O propósito de reconciliar o país, expresso pelo presidente eleito, Jair Bolsonaro, já no discurso da vitória, transcende sua mera intenção, por mais sincera. Depende da receptividade do adversário.
Por aí, as chances são escassas, para dizer o mínimo.
Reconciliação não significa capitulação, mas desarmamento de espíritos, de modo a que os antagonismos, por mais extremados, se deem na arena política, dentro das regras do jogo democrático.
O PT não reza por essa cartilha – e já deu sinais claros nesse sentido. Basta ver o modo como tem reagido à derrota. Não fala em fiscalizar o futuro governo, combatê-lo no âmbito parlamentar, criticando propostas, denunciando erros, missão oposicionista.
Fala em resistência, revanche, ir às ruas. Põe em dúvida, nessa oratória incendiária, a legitimidade das eleições. Lula, ocultado no segundo turno para reduzir o desgaste da legenda, volta à cena, a partir da nomeação do juiz Sérgio Moro ao Ministério da Justiça.
A narrativa que o partido pretende difundir – e já o faz – é tortuosa; pretende associar a derrota do PT a um plano maquiavélico, segundo o qual Moro teria prendido Lula para propiciar a vitória de Bolsonaro. A recompensa estaria sendo paga agora, com a nomeação de Moro para o Ministério. Lula, portanto, seria um preso político. E Bolsonaro e Moro, dentro desse raciocínio, criminosos.

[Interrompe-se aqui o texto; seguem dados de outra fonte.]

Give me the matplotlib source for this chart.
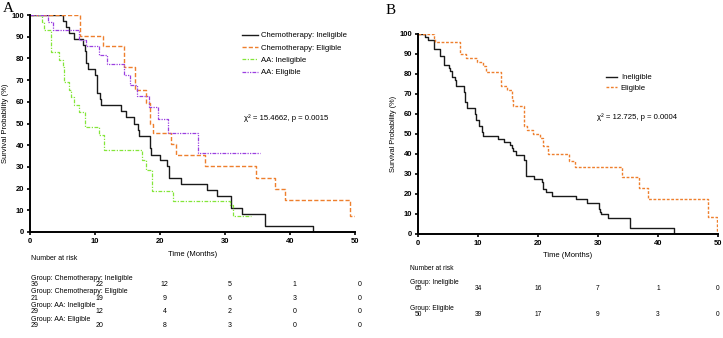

É claro que essa versão esbarra em provas e testemunhos abundantes, que indiciam o ex-presidente em diversas falcatruas, que virão à tona mesmo sem a presença de Moro no Judiciário.
Mas o PT, quanto a isso, segue a receita de Goebbels, o ministro da Propaganda de Hitler: “Uma mentira repetida à exaustão vira verdade”. A Lava Jato não depende de Moro, que dela se tornou um símbolo, mas que já adquiriu autonomia para seguir sem ele.
Dias depois do segundo turno, Guilherme Boulos (que, mesmo com 0,5% dos votos no primeiro turno, pretende falar em nome do povo) levou sua turma à avenida Paulista e promoveu o que de melhor sabe fazer: baderna, quebra-quebra, provocação.
Pior: voltou a conclamar seus adeptos a invadir a casa de Bolsonaro, reincidindo no mesmo crime de incitação à violência. A retórica do PT o estimula. Gleisi Hoffmann, presidente do partido, informa que a “resistência” se dará nas ruas. José Dirceu, ainda solto, já havia dito que a “tomada do poder” independe de ganhar eleições.
Mas o ponto mais delicado no desafio de promover a reconciliação está no meio estudantil.
Nele, a esquerda ergueu sua mais forte cidadela. São décadas de ação doutrinária, que remonta ao período militar, e já formou gerações de professores, que só admitem a divergência nos termos e no campo das ideias da própria esquerda. Fora daí, é “fascismo”.
Os fascistas não fariam melhor. Há numerosos vídeos na internet de milícias estudantis em universidades públicas (e mesmo em escolas secundárias), agredindo e impedindo que colegas divergentes se manifestem – ou que sequer permaneçam no campus quando identificados. Como reverter esse quadro?
O uso de força policial se mostra ineficaz e resulta em desgaste ainda maior, realimentando a hostilidade e o radicalismo. E é exatamente nesse nó cego que a esquerda continuará a investir, em clima de desafio permanente à nova ordem.